Fiat Chrysler has decided to recall about 1.4 million cars and trucks in the U.S. just days after two hackers detailed how they were able to take control of a Jeep Cherokee SUV over the Internet.

The company will update software to insulate the vehicles from being remotely controlled, and it implied that the hackers committed a crime, saying in a statement Friday that unauthorized remote manipulation of a vehicle is a criminal act.

The recall affects vehicles with 8.4-inch touchscreens including 2013 to 2015 Ram pickups and chassis cabs and Dodge Viper sports cars. Also covered are 2014 and 2015 Dodge Durango and Jeep Grand Cherokee and Cherokee SUVs, as well as the 2015 Chrysler 200 and 300, and the Dodge Charger and Challenger.

All the vehicles have a certain type of radio, indicating that the company may have found and patched another area that's vulnerable to hackers. The recall covers about 1 million more vehicles than the company had originally believed were affected.

Fiat Chrysler says it also has taken security measures on its own vehicle network to prevent hacking. Those measures require no customer action and became effective on Thursday.

The company said it knows of no incidents involving hacking of its vehicles except for the one unveiled this week. Initially the company didn't issue a recall, but said it would contact all affected customers

The fix is a response to a recent article in Wired magazine about two well-known hackers, Charlie Miller and Chris Valasek, who remotely took control of a Jeep Cherokee through its UConnect entertainment system. They were able to change the vehicle's speed and control the brakes, radio, windshield wipers, transmission and other features.

The Jeep incident was the latest warning to the auto industry, which is rapidly adding Internet-connected features like WiFi and navigation that are convenient for drivers but make the car more vulnerable to outside attacks. Earlier this year, BMW had to offer a software patch after hackers remotely unlocked the doors of its cars.

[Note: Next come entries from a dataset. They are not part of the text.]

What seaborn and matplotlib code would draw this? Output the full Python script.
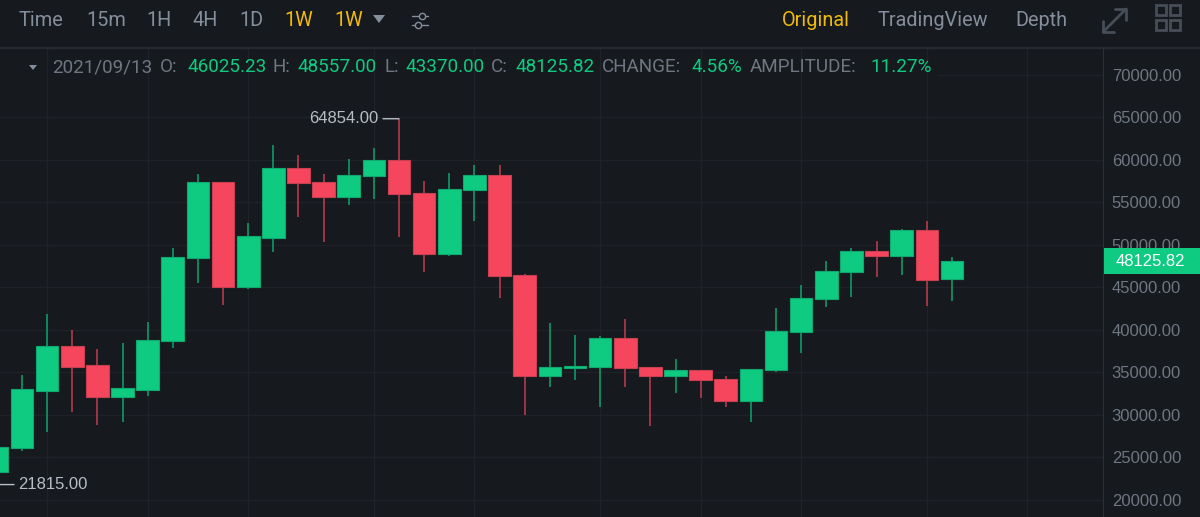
import matplotlib
matplotlib.use('Agg')
import matplotlib.pyplot as plt
import pandas as pd
import seaborn as sns
from matplotlib.patches import Polygon, Rectangle

week = list(range(39))
opens = [23329, 26153, 32859, 38154, 35840, 32153, 32938, 38664, 48469, 57450, 45018, 50822, 59019,
         57372, 55646, 58078, 60039, 56156, 48939, 56470, 58274, 46429, 34546, 35489, 35685, 39018,
         35606, 34547, 35292, 34273, 31645, 35253, 39724, 43685, 46862, 49254, 48666, 51764, 46025.23]
highs = [27000, 34702, 41880, 40036, 37762, 38468, 40899, 49645, 58313, 57450, 52587, 61764, 60549,
         58352, 60156, 61451, 64854, 57489, 58431, 59450, 59450, 46625, 40782, 39411, 39293, 41254,
         35685, 36547, 35292, 34587, 35371, 42548, 45254, 48078, 49686, 50431, 51882, 52862, 48557]
lows = [21815, 25800, 28035, 30388, 28820, 29212, 32271, 37919, 45567, 42978, 44860, 49214, 53254,
        50391, 54744, 55411, 50900, 46861, 48743, 52862, 43763, 29952, 33330, 34116, 30978, 33292,
        28743, 32625, 32037, 30978, 29213, 35096, 37292, 42744, 43881, 46234, 46470, 42822, 43370]
closes = [26270, 33016, 38154, 35683, 32153, 33134, 38820, 48625, 57450, 45018, 51018, 59019, 57254,
          55646, 58235, 60039, 56038, 48939, 56627, 58274, 46312, 34546, 35644, 35802, 39018, 35489,
          34547, 35292, 34155, 31645, 35371, 39842, 43802, 46979, 49254, 48666, 51764, 45881, 48125.82]
price_ticks = [20000, 25000, 30000, 35000, 40000, 45000, 50000, 55000, 60000, 65000, 70000]
grid_weeks = [2, 6, 10, 15, 19, 24, 28, 32, 37, 41]

BG = '#161a1e'
GRID = '#1f2329'
GREEN = '#0ecb81'
RED = '#f6465d'
GREY = '#6f7682'
YELLOW = '#f0b90b'

sns.set_style('dark', {'axes.facecolor': BG, 'figure.facecolor': BG, 'axes.edgecolor': '#2a2e35',
                       'grid.color': GRID})
plt.rcParams['font.family'] = ['Liberation Sans', 'DejaVu Sans']

df = pd.DataFrame({'week': week, 'open': opens, 'high': highs, 'low': lows, 'close': closes})
df['top'] = df[['open', 'close']].max(axis=1)
df['bottom'] = df[['open', 'close']].min(axis=1)
df['body'] = df['top'] - df['bottom']
df['up'] = df['close'] >= df['open']

fig = plt.figure(figsize=(12, 5.17), dpi=100)
ax = fig.add_axes([0, 0, 1103 / 1200, 469 / 517])

ax.vlines(grid_weeks, 0, 1, transform=ax.get_xaxis_transform(), color=GRID, lw=1, zorder=0)
ax.hlines(price_ticks[:-1], 0, 1, transform=ax.get_yaxis_transform(), color=GRID, lw=1, zorder=0)
# top line only shows right of the info row
ax.hlines(price_ticks[-1], 937 / 1103, 1, transform=ax.get_yaxis_transform(), color=GRID, lw=1, zorder=0)

for up, color, edge, wick in [(True, GREEN, '#0fa96f', '#0da56c'), (False, RED, '#c93f52', '#c23c50')]:
    sub = df[df['up'] == up]
    ax.vlines(sub['week'], sub['low'], sub['high'], color=wick, lw=1.1, zorder=2)
    sns.barplot(data=sub, x='week', y='body', bottom=sub['bottom'].values, native_scale=True,
                color=color, saturation=1, width=0.9, edgecolor=edge, linewidth=0.8,
                errorbar=None, ax=ax, zorder=3)

ax.set_xlim(0.1247, 44.008)
ax.set_ylim(17999, 73176)
ax.set_xlabel('')
ax.set_ylabel('')
ax.set_xticks([])
ax.set_yticks(price_ticks)
ax.set_yticklabels(['%.2f' % p for p in price_ticks])
ax.yaxis.tick_right()
ax.tick_params(axis='y', length=4.3, width=1, color='#565c66', labelcolor=GREY, labelsize=12, pad=2, right=True)
ax.grid(False)
sns.despine(ax=ax, left=True, top=True, bottom=True, right=False)

# high / low markers
ax.annotate('64854.00', xy=(16, 64854), xytext=(-21, 0), textcoords='offset pixels', ha='right',
            va='center', color='#b7bdc6', fontsize=12, zorder=6)
ax.annotate('', xy=(16, 64854), xytext=(-16, 0), textcoords='offset pixels',
            arrowprops=dict(arrowstyle='-', color='#b7bdc6', lw=1, shrinkA=0, shrinkB=0))
ax.annotate('21815.00', xy=(0.1247, 21815), xytext=(18, 0), textcoords='offset pixels', ha='left',
            va='center', color='#b7bdc6', fontsize=12, zorder=6, annotation_clip=False)
ax.annotate('', xy=(0.1247, 21815), xytext=(14, 0), textcoords='offset pixels', annotation_clip=False,
            arrowprops=dict(arrowstyle='-', color='#b7bdc6', lw=1, shrinkA=0, shrinkB=0))

# overlay in pixel units for the toolbar and info row
ui = fig.add_axes([0, 0, 1, 1], facecolor='none')
ui.set_xlim(0, 1200)
ui.set_ylim(517, 0)
ui.axis('off')
ui.add_patch(Rectangle((0, 0), 1200, 47, color=BG, lw=0))
ui.plot([0, 1200], [47.5, 47.5], color='#2a2e35', lw=1.2)

UI_FONT = ['Roboto', 'DejaVu Sans']
for label, x, color in [('Time', 19, '#848e9c'), ('15m', 86, '#848e9c'), ('1H', 146, '#848e9c'),
                        ('4H', 192, '#848e9c'), ('1D', 239, '#848e9c'), ('1W', 284, YELLOW),
                        ('1W', 334, YELLOW), ('Original', 782, YELLOW), ('TradingView', 878, '#848e9c'),
                        ('Depth', 1015, '#848e9c')]:
    ui.text(x, 21, label, color=color, fontsize=14.3, family=UI_FONT, va='center', ha='left')

ui.add_patch(Polygon([(373, 15), (385, 15), (379, 23)], color='#848e9c', lw=0))
for y, cx in [(16, 422), (25, 418)]:
    ui.plot([412, 428], [y, y], color='#848e9c', lw=1)
    ui.plot([cx], [y], 'o', ms=4.5, mfc=BG, mec='#848e9c', mew=1)

ui.plot([1103, 1126], [32, 9], color='#474d57', lw=2)
ui.plot([1115, 1126, 1126], [9, 9, 20], color='#474d57', lw=2)
ui.plot([1103, 1103, 1114], [21, 32, 32], color='#474d57', lw=2)
for x0 in [1156, 1170]:
    for y0 in [5, 20]:
        ui.add_patch(Rectangle((x0, y0), 10, 10, fc='none', ec='#474d57', lw=2))

ui.add_patch(Polygon([(29, 65), (37, 65), (33, 70)], color='#848e9c', lw=0))
for label, x, color in [('2021/09/13', 52, GREY), ('O:', 160, GREY), ('46025.23', 187, GREEN),
                        ('H:', 272, GREY), ('48557.00', 298, GREEN), ('L:', 384, GREY),
                        ('43370.00', 406, GREEN), ('C:', 491, GREY), ('48125.82', 516, GREEN),
                        ('CHANGE:', 602, GREY), ('4.56%', 692, GREEN), ('AMPLITUDE:', 750, GREY),
                        ('11.27%', 870, GREEN)]:
    ui.text(x, 67, label, color=color, fontsize=13.6, family=UI_FONT, va='center', ha='left')

# current price tag
ui.add_patch(Rectangle((1104, 248), 96, 26, color=GREEN, lw=0))
ui.text(1150.5, 261, '48125.82', color='white', fontsize=12, ha='center', va='center')

plt.savefig('out.png', dpi=100, facecolor=BG)
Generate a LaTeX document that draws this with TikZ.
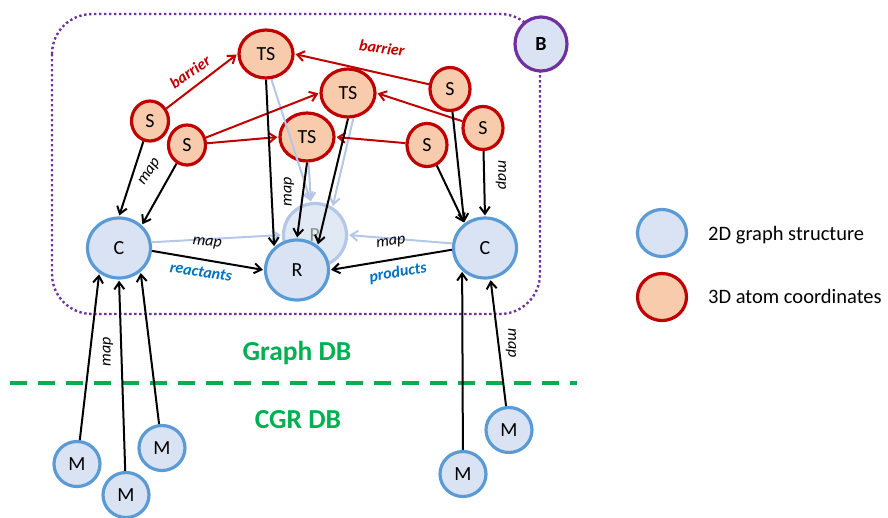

Miller has said he and Valasek first told FCA about their research in October and have been in touch with the company several times since then.

Owners of the recalled vehicles will get a USB drive that they can use to update the software. Fiat Chrysler says it provides added security features beyond what's been done on the company's vehicle network.

Customers can go to http://www.driveuconnect.com/software-update/ and punch in their vehicle identification number to find out if they're included in the recall.

The company, known as FCA US LLC, also said it has set up a team focused on best practices for software development and integration into vehicles.